STATED EXERCISE: Pictures stay out of the copy; set down each line of the listing below exactly.

RECORDED DATA:
☆ ☆ ☆

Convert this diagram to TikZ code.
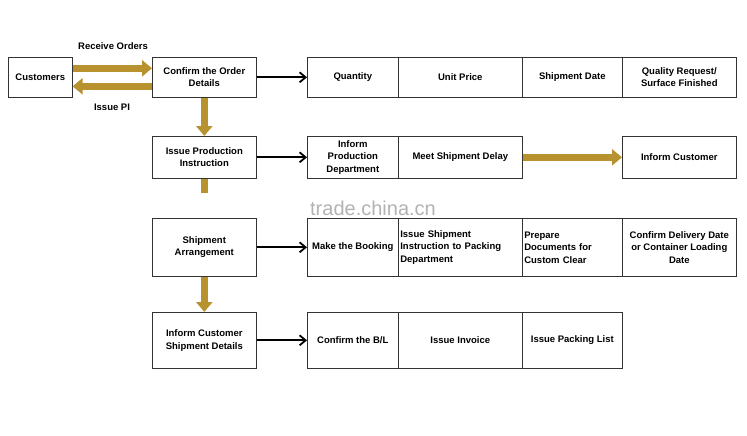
\documentclass[tikz,border=0pt]{standalone}
\usepackage{fontspec}
\setmainfont{Liberation Sans}
\usetikzlibrary{arrows.meta}
\definecolor{gold}{HTML}{B8922E}
\begin{document}
\begin{tikzpicture}[x=1pt,y=-1pt,
 box/.style={draw=black!80,line width=0.6pt,minimum height=#1,inner sep=1pt,align=center,anchor=north west,font=\fontsize{9.5}{12.5}\selectfont\bfseries},
 b/.style={draw=black,line width=1.8pt,-{Straight Barb[length=6pt,width=10pt]}},
 g/.style={draw=gold,line width=7pt,-{Triangle[length=10pt,width=16pt]}},
 lbl/.style={font=\fontsize{9.5}{12}\selectfont\bfseries}]
\useasboundingbox (0,0) rectangle (747,436);
% left column
\node[box=40pt,minimum width=64pt] (cu) at (8,57) {Customers};
\node[box=40pt,minimum width=104pt] (co) at (152,57) {Confirm the Order\\Details};
\node[box=42pt,minimum width=104pt] (ip) at (152,136) {Issue Production\\Instruction};
\node[box=58pt,minimum width=104pt] (sa) at (152,218) {Shipment\\Arrangement};
\node[box=56pt,minimum width=104pt] (ic) at (152,312) {Inform Customer\\Shipment Details};
% row 1
\node[box=40pt,minimum width=91pt] (q) at (307,57) {Quantity};
\node[box=40pt,minimum width=124pt] (up) at (398,57) {Unit Price};
\node[box=40pt,minimum width=100pt] (sd) at (522,57) {Shipment Date};
\node[box=40pt,minimum width=114pt] (qr) at (622,57) {Quality Request/\\Surface Finished};
% row 2
\node[box=42pt,minimum width=91pt] (ipd) at (307,136) {Inform\\Production\\Department};
\node[box=42pt,minimum width=124pt] (msd) at (398,136) {Meet Shipment Delay};
\node[box=42pt,minimum width=114pt] (icu) at (622,136) {Inform Customer};
% row 3
\node[box=58pt,minimum width=91pt] (mb) at (307,218) {Make the Booking};
\node[box=58pt,minimum width=124pt,text width=120pt,align=left] (isi) at (398,218) {Issue Shipment\\Instruction to Packing\\Department};
\node[box=58pt,minimum width=100pt,text width=96pt,align=left] (pd) at (522,218) {Prepare\\Documents for\\Custom Clear};
\node[box=58pt,minimum width=114pt] (cd) at (622,218) {Confirm Delivery Date\\or Container Loading\\Date};
% row 4
\node[box=56pt,minimum width=91pt] (cb) at (307,312) {Confirm the B/L};
\node[box=56pt,minimum width=124pt] (ii) at (398,312) {Issue Invoice};
\node[box=56pt,minimum width=100pt] (pl) at (522,312) {Issue Packing List};
% gold arrows
\draw[g] ([yshift=9pt]cu.east) -- ([yshift=9pt]co.west);
\draw[g] ([yshift=-9pt]co.west) -- ([yshift=-9pt]cu.east);
\node[lbl] (ro) at (113,46) {Receive Orders};
\node[lbl] (pi) at (112,107) {Issue PI};
\draw[g] (co.south) -- (ip.north);
\draw[gold,line width=7pt] (ip.south) -- ([yshift=-14pt]ip.south);
\draw[g] (sa.south) -- (ic.north);
\draw[g] (msd.east) -- (icu.west);
% black arrows
\draw[b] (co.east) -- (q.west);
\draw[b] (ip.east) -- (ipd.west);
\draw[b] (sa.east) -- (mb.west);
\draw[b] (ic.east) -- (cb.west);
\node[text=black!30,font=\fontsize{20}{24}\selectfont] (wm) at (373,208) {trade.china.cn};
\end{tikzpicture}
\end{document}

☆ ☆ ☆

ANSWER TO THIS TASK:
Convert this diagram to TikZ code.
\documentclass[tikz,border=0pt]{standalone}
\usepackage{fontspec}
\setmainfont{Liberation Sans}
\usetikzlibrary{arrows.meta}
\definecolor{gold}{HTML}{B8922E}
\begin{document}
\begin{tikzpicture}[x=1pt,y=-1pt,
 box/.style={draw=black!80,line width=0.6pt,minimum height=#1,inner sep=1pt,align=center,anchor=north west,font=\fontsize{9.5}{12.5}\selectfont\bfseries},
 b/.style={draw=black,line width=1.8pt,-{Straight Barb[length=6pt,width=10pt]}},
 g/.style={draw=gold,line width=7pt,-{Triangle[length=10pt,width=16pt]}},
 lbl/.style={font=\fontsize{9.5}{12}\selectfont\bfseries}]
\useasboundingbox (0,0) rectangle (747,436);
% left column
\node[box=40pt,minimum width=64pt] (cu) at (8,57) {Customers};
\node[box=40pt,minimum width=104pt] (co) at (152,57) {Confirm the Order\\Details};
\node[box=42pt,minimum width=104pt] (ip) at (152,136) {Issue Production\\Instruction};
\node[box=58pt,minimum width=104pt] (sa) at (152,218) {Shipment\\Arrangement};
\node[box=56pt,minimum width=104pt] (ic) at (152,312) {Inform Customer\\Shipment Details};
% row 1
\node[box=40pt,minimum width=91pt] (q) at (307,57) {Quantity};
\node[box=40pt,minimum width=124pt] (up) at (398,57) {Unit Price};
\node[box=40pt,minimum width=100pt] (sd) at (522,57) {Shipment Date};
\node[box=40pt,minimum width=114pt] (qr) at (622,57) {Quality Request/\\Surface Finished};
% row 2
\node[box=42pt,minimum width=91pt] (ipd) at (307,136) {Inform\\Production\\Department};
\node[box=42pt,minimum width=124pt] (msd) at (398,136) {Meet Shipment Delay};
\node[box=42pt,minimum width=114pt] (icu) at (622,136) {Inform Customer};
% row 3
\node[box=58pt,minimum width=91pt] (mb) at (307,218) {Make the Booking};
\node[box=58pt,minimum width=124pt,text width=120pt,align=left] (isi) at (398,218) {Issue Shipment\\Instruction to Packing\\Department};
\node[box=58pt,minimum width=100pt,text width=96pt,align=left] (pd) at (522,218) {Prepare\\Documents for\\Custom Clear};
\node[box=58pt,minimum width=114pt] (cd) at (622,218) {Confirm Delivery Date\\or Container Loading\\Date};
% row 4
\node[box=56pt,minimum width=91pt] (cb) at (307,312) {Confirm the B/L};
\node[box=56pt,minimum width=124pt] (ii) at (398,312) {Issue Invoice};
\node[box=56pt,minimum width=100pt] (pl) at (522,312) {Issue Packing List};
% gold arrows
\draw[g] ([yshift=9pt]cu.east) -- ([yshift=9pt]co.west);
\draw[g] ([yshift=-9pt]co.west) -- ([yshift=-9pt]cu.east);
\node[lbl] (ro) at (113,46) {Receive Orders};
\node[lbl] (pi) at (112,107) {Issue PI};
\draw[g] (co.south) -- (ip.north);
\draw[gold,line width=7pt] (ip.south) -- ([yshift=-14pt]ip.south);
\draw[g] (sa.south) -- (ic.north);
\draw[g] (msd.east) -- (icu.west);
% black arrows
\draw[b] (co.east) -- (q.west);
\draw[b] (ip.east) -- (ipd.west);
\draw[b] (sa.east) -- (mb.west);
\draw[b] (ic.east) -- (cb.west);
\node[text=black!30,font=\fontsize{20}{24}\selectfont] (wm) at (373,208) {trade.china.cn};
\end{tikzpicture}
\end{document}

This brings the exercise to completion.